I think we have to continue to grow and maintain market share because the industry is growing, but number two I think we need to continue to leverage our offline stores even more. And how do you bring those two closer and closer together? So from the customer perspective, it will be seamless, whether it’s online or offline.
Can you tell us a bit about OVO’s partnership with Grab?
Since we created OVO one and a half years ago it had been quite successful. We have been able to leverage off of the Lippo ecosystem to acquire a lot of users and a very good use case. So with fairly little subisidy, the use case is high. People are using it in our malls, hypermarket, department stores, all the F&B within our malls, parking, everything. However, our vision has always been to create an open and inclusive payment option. Because in payments, you have to be open. And the more use case you have for your customers, the more successful you are.
Lippo has payments that are less frequent but higher value. We need to combine that and integrate that with the kind of payments that are high volume but low value such as transportation. That’s why we have partnered with Grab. So if you look at the Grab application, the wallet is OVO wallet. So consumers can use the same OVO wallet to pay for everything in the Lippo ecosystem but also Grab’s rides and food. And we’re not going to stop there, we will continue to find partnerships to make it easier for customers to transact.
When you started Venturra, you were already involved in BeritaSatu (Lippo’s media company), the WEF, not mentioning your role at Lippo. Why did you think it was important to be involved in the VC space?
If you believe that digital will change Indonesia 10-15 years down the road – and I do believe that: digital will be the single biggest factor transforming the entire consumer landscape – we need to make sure that we learn about what’s going on and how to do things. We build so-called digital muscle, digital know-how, digital human capital. So it’s a lot of hard work but I think its important. So we must have that humility to learn and to try new things, and to experiment and to innovate, otherwise, you die. And to be honest, it’s very exciting.
How do you think startups and business digitalization affect Indonesia’s economy as a whole?
I believe that if we go to sleep today, and we wake up 20 years from now, I don’t think we will recognize the corporate landscape. And you will not recognize it for two reasons. Number one, today we have these boxes; we have banking that’s one box, media one box, telco one box. We look at the world today in boxes. In vertical boxes. Every industry has its own players. I think in the digital world, people are not so sure what the difference is between a bank and a social messaging company, and an internet provider, and an e-commerce company, the lines are very much blurred.

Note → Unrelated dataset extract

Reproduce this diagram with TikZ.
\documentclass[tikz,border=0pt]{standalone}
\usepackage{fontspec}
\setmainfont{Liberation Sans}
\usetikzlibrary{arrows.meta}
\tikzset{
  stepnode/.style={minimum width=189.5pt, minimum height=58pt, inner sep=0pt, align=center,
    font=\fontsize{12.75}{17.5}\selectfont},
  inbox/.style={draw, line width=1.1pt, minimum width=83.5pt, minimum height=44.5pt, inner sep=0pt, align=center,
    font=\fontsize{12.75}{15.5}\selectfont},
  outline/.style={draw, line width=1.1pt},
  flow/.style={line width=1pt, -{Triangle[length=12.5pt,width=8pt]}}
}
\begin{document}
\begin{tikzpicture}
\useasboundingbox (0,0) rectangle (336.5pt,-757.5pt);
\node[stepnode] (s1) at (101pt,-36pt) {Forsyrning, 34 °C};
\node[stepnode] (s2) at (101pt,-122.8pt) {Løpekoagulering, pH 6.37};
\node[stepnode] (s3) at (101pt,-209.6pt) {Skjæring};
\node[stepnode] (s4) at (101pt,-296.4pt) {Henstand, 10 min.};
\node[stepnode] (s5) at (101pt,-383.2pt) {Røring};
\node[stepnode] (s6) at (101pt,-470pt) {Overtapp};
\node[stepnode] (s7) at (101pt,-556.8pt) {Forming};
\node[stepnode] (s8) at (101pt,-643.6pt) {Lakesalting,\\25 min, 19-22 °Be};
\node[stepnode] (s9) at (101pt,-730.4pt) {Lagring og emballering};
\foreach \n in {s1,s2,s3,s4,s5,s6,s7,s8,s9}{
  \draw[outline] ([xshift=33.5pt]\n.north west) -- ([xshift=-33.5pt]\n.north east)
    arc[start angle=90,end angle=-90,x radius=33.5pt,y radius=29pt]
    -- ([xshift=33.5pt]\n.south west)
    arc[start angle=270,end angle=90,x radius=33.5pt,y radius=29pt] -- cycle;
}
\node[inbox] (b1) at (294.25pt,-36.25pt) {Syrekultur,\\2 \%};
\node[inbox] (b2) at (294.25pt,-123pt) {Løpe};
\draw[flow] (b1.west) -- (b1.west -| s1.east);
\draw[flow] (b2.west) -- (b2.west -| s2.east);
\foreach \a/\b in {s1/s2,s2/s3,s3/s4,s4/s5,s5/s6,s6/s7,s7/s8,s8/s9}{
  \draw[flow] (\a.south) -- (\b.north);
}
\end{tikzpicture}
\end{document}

So if you take a look at something like Alibaba, what is that company? Is that an e-commerce company? Are they a payment company? Are they a data centre company? Are they a data company? It’s unclear. So I think that’s one huge change going forward.
Secondly, if you take a look at the Fortune 500 list in the US. The rate at which companies now are pushed off the list is faster and faster – the rate of that regeneration.

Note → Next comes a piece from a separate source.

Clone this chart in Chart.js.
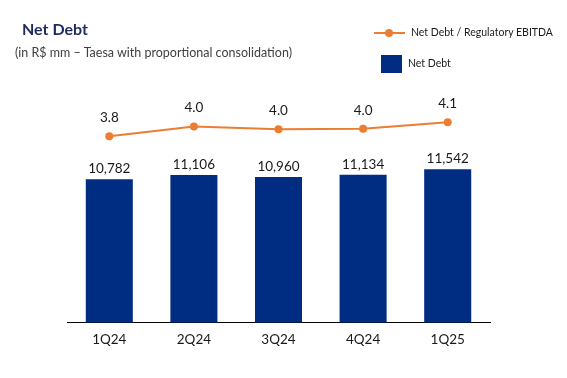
<!DOCTYPE html>
<html>
<head>
<meta charset="utf-8">
<script src="https://cdn.jsdelivr.net/npm/chart.js@4"></script>
<style>
  html, body { margin: 0; padding: 0; background: #fff; }
  #wrap { position: relative; width: 567px; height: 378px; font-family: Lato, "Open Sans", sans-serif; }
  canvas { position: absolute; left: 0; top: 0; }
  .t { position: absolute; white-space: nowrap; line-height: 1; }
  #title { left: 22px; top: 21px; font-size: 16px; font-weight: bold; color: #1F2A5E; }
  #sub { left: 15px; top: 47px; font-size: 12.5px; color: #404040; }
  #lg1 { left: 411px; top: 27px; font-size: 10.5px; color: #1a1a1a; }
  #lg2 { left: 408px; top: 58px; font-size: 10.5px; color: #1a1a1a; }
  #lgline { position: absolute; left: 374px; top: 32px; width: 31px; height: 2px; background: #ED7D31; }
  #lgdot { position: absolute; left: 385px; top: 29px; width: 8px; height: 8px; border-radius: 50%; background: #ED7D31; }
  #lgsq { position: absolute; left: 381px; top: 55px; width: 21px; height: 18px; background: #002D82; }
</style>
</head>
<body>
<div id="wrap">
  <canvas id="c" width="567" height="378"></canvas>
  <div class="t" id="title">Net Debt</div>
  <div class="t" id="sub">(in R$ mm – Taesa with proportional consolidation)</div>
  <div id="lgline"></div><div id="lgdot"></div>
  <div class="t" id="lg1">Net Debt / Regulatory EBITDA</div>
  <div id="lgsq"></div>
  <div class="t" id="lg2">Net Debt</div>
</div>
<script>
const categories = ["1Q24", "2Q24", "3Q24", "4Q24", "1Q25"];
const netDebt = [10782, 11106, 10960, 11134, 11542];
const leverage = [3.80, 4.01, 3.95, 3.96, 4.10];
const leverageLabels = ["3.8", "4.0", "4.0", "4.0", "4.1"];

const FONT = "Lato, 'Open Sans', sans-serif";

const labelPlugin = {
  id: 'valueLabels',
  afterDatasetsDraw(chart) {
    const ctx = chart.ctx;
    ctx.save();
    ctx.font = "13.5px " + FONT;
    ctx.fillStyle = "#1a1a1a";
    ctx.textAlign = "center";
    ctx.textBaseline = "alphabetic";
    chart.data.datasets.forEach((ds, i) => {
      const meta = chart.getDatasetMeta(i);
      meta.data.forEach((el, j) => {
        let txt, y;
        if (ds.type === 'bar') {
          txt = netDebt[j].toLocaleString('en-US');
          y = el.y - 6;
        } else {
          txt = leverageLabels[j];
          y = el.y - 14;
        }
        ctx.fillText(txt, el.x, y);
      });
    });
    ctx.restore();
  }
};

new Chart(document.getElementById('c'), {
  data: {
    labels: categories,
    datasets: [
      {
        type: 'line',
        label: 'Net Debt / Regulatory EBITDA',
        data: leverage,
        yAxisID: 'y2',
        borderColor: '#ED7D31',
        backgroundColor: '#ED7D31',
        borderWidth: 2,
        pointRadius: 4,
        pointBackgroundColor: '#ED7D31',
        pointBorderWidth: 0,
        tension: 0,
        order: 0
      },
      {
        type: 'bar',
        label: 'Net Debt',
        data: netDebt,
        yAxisID: 'y',
        backgroundColor: '#002D82',
        barPercentage: 0.556,
        categoryPercentage: 1.0,
        order: 1
      }
    ]
  },
  options: {
    responsive: false,
    animation: false,
    devicePixelRatio: 1,
    layout: { padding: { left: 67, right: 77, top: 95, bottom: 21 } },
    plugins: { legend: { display: false }, tooltip: { enabled: false } },
    scales: {
      x: {
        grid: { display: false, drawTicks: false },
        border: { display: true, color: '#000', width: 1 },
        ticks: { color: '#1a1a1a', font: { family: FONT, size: 13.5 }, padding: 9 }
      },
      y: { display: false, min: 0, max: 17120 },
      y2: { display: false, min: -0.18, max: 4.68 }
    }
  },
  plugins: [labelPlugin]
});
</script>
</body>
</html>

I think we will see the same trend in Indonesia, companies that do not respond to change, I think will die. If you wake up 20 years from now, I think you will see many, many new companies who have innovated. So as I look at the startup space today, I’m very excited. I think I see a lot of the ingredients of that future success companies. It could be the future of Astra, BCA, who knows.

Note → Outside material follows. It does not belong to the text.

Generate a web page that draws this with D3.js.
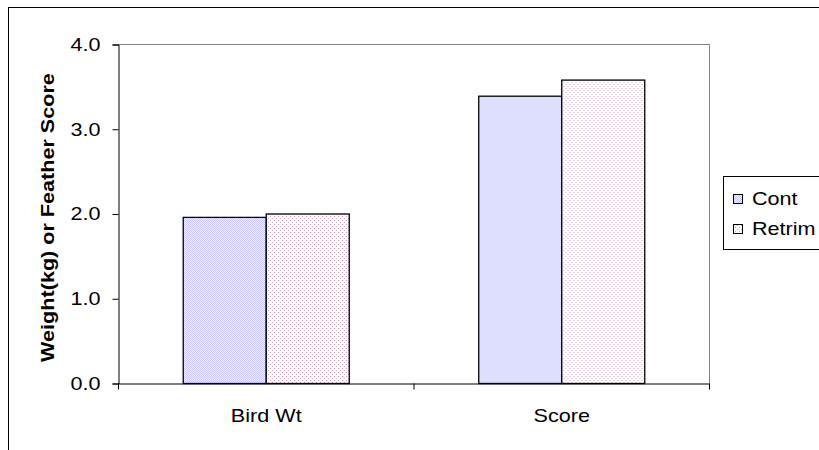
<!DOCTYPE html>
<html>
<head>
<meta charset="utf-8">
<script src="https://cdn.jsdelivr.net/npm/d3@7"></script>
<style>
  body { margin: 0; background: #fff; }
  svg { display: block; font-family: Arial, "Liberation Sans", sans-serif; }
</style>
</head>
<body>
<div id="chart"></div>
<script>
const categories = ["Bird Wt", "Score"];
const seriesNames = ["Cont", "Retrim"];
const contValues = [1.96, 3.39];
const retrimValues = [2.0, 3.58];
const yTicks = [0, 1, 2, 3, 4];

const width = 819;
const height = 450;
const margin = { top: 44, right: 110, bottom: 67, left: 118 };
const stretch = 1.2; // the source text is drawn wide

const svg = d3.select("#chart")
  .append("svg")
  .attr("width", width)
  .attr("height", height);

const defs = svg.append("defs");

// lavender mesh for Cont
const p1 = defs.append("pattern")
  .attr("id", "pat-cont")
  .attr("width", 2).attr("height", 2)
  .attr("patternUnits", "userSpaceOnUse");
p1.append("rect").attr("width", 2).attr("height", 2).attr("fill", "#f4f4ff");
p1.append("rect").attr("width", 1).attr("height", 1).attr("fill", "#c8c8ff");
p1.append("rect").attr("x", 1).attr("y", 1).attr("width", 1).attr("height", 1).attr("fill", "#c8c8ff");

// pink dots for Retrim
const p2 = defs.append("pattern")
  .attr("id", "pat-retrim")
  .attr("width", 4).attr("height", 4)
  .attr("patternUnits", "userSpaceOnUse");
p2.append("rect").attr("width", 4).attr("height", 4).attr("fill", "#fff");
p2.append("rect").attr("x", 0).attr("y", 0).attr("width", 1).attr("height", 1).attr("fill", "#e496c0");
p2.append("rect").attr("x", 2).attr("y", 2).attr("width", 1).attr("height", 1).attr("fill", "#c4b4bc");

const fills = ["url(#pat-cont)", "url(#pat-retrim)"];

// outer chart border (runs off the right and bottom edges)
svg.append("rect")
  .attr("x", 8.5).attr("y", 7.5)
  .attr("width", 830).attr("height", 460)
  .attr("fill", "none")
  .attr("stroke", "#000");

const x0 = d3.scaleBand()
  .domain(categories)
  .range([margin.left, width - margin.right]);

const x1 = d3.scaleBand()
  .domain(seriesNames)
  .range([0, x0.bandwidth()])
  .paddingOuter(0.78);

const y = d3.scaleLinear()
  .domain([0, 4])
  .range([height - margin.bottom, margin.top]);

// plot area border (gray top and right)
svg.append("path")
  .attr("d", `M${margin.left},${y(4) + 0.5}H${width - margin.right + 0.5}V${y(0)}`)
  .attr("fill", "none")
  .attr("stroke", "#808080");

const rows = categories.map((c, i) => ({ cat: c, vals: [contValues[i], retrimValues[i]] }));

svg.append("g")
  .selectAll("g")
  .data(rows)
  .join("g")
  .attr("transform", (d) => `translate(${x0(d.cat)},0)`)
  .selectAll("rect")
  .data((d) => d.vals.map((v, j) => ({ v, s: seriesNames[j], j })))
  .join("rect")
  .attr("x", (d) => x1(d.s) + 0.5)
  .attr("y", (d) => y(d.v) + 0.5)
  .attr("width", x1.bandwidth())
  .attr("height", (d) => y(0) - y(d.v))
  .attr("fill", (d) => fills[d.j])
  .attr("stroke", "#000")
  .attr("stroke-width", 1.3);

// y axis
const yAxis = svg.append("g")
  .attr("transform", `translate(${margin.left + 0.5},0.5)`)
  .call(d3.axisLeft(y).tickValues(yTicks).tickFormat(d3.format(".1f")).tickSize(6));
yAxis.select(".domain").attr("stroke", "#000");
yAxis.selectAll(".tick text")
  .attr("x", -15)
  .attr("font-size", 18)
  .attr("fill", "#000")
  .attr("font-family", "Arial, 'Liberation Sans', sans-serif")
  .attr("transform", `scale(${stretch},1)`);

// x axis
const xAxis = svg.append("g")
  .attr("transform", `translate(0.5,${y(0) + 0.5})`)
  .call(d3.axisBottom(x0).tickSize(0).tickPadding(26));
xAxis.select(".domain").attr("stroke", "#000");
xAxis.selectAll(".tick text")
  .attr("font-size", 18)
  .attr("fill", "#000")
  .attr("font-family", "Arial, 'Liberation Sans', sans-serif")
  .attr("transform", `scale(${stretch},1)`);

// category separator ticks
const sepTicks = [margin.left, x0(categories[1]), width - margin.right];
xAxis.selectAll("line.sep")
  .data(sepTicks)
  .join("line")
  .attr("class", "sep")
  .attr("x1", (d) => d).attr("x2", (d) => d)
  .attr("y1", 0).attr("y2", 6)
  .attr("stroke", "#000");

// y axis title
svg.append("text")
  .attr("transform", `translate(54,${(y(0) + y(4)) / 2 + 4}) rotate(-90) scale(${stretch},1)`)
  .attr("text-anchor", "middle")
  .attr("font-size", 18)
  .attr("font-weight", "bold")
  .text("Weight(kg) or Feather Score");

// legend
const legend = svg.append("g").attr("transform", "translate(723,176)");
legend.append("rect")
  .attr("x", 0.5).attr("y", 0.5)
  .attr("width", 120).attr("height", 73)
  .attr("fill", "#fff")
  .attr("stroke", "#000");

const items = legend.selectAll("g.item")
  .data(seriesNames)
  .join("g")
  .attr("class", "item")
  .attr("transform", (d, i) => `translate(10,${23 + i * 30})`);

items.append("rect")
  .attr("x", 0.5).attr("y", -4.5)
  .attr("width", 9).attr("height", 9)
  .attr("fill", (d, i) => fills[i])
  .attr("stroke", "#000");

items.append("text")
  .attr("transform", `translate(19,6) scale(${stretch},1)`)
  .attr("font-size", 18)
  .text((d) => d);
</script>
</body>
</html>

If you went to China 20 years ago, Alibaba was a small company. The big companies were the banks, traditional telco companies. Today it is all the technology companies, Alibaba, Tencent, Xiaomi, OPPO. So that’s what I see. In Indonesia when we look at the startups today, sure they’re very small, but I don’t look at them as small, I look at them as highly innovative companies, passionate founders, and I think some of them will go on to do really great things.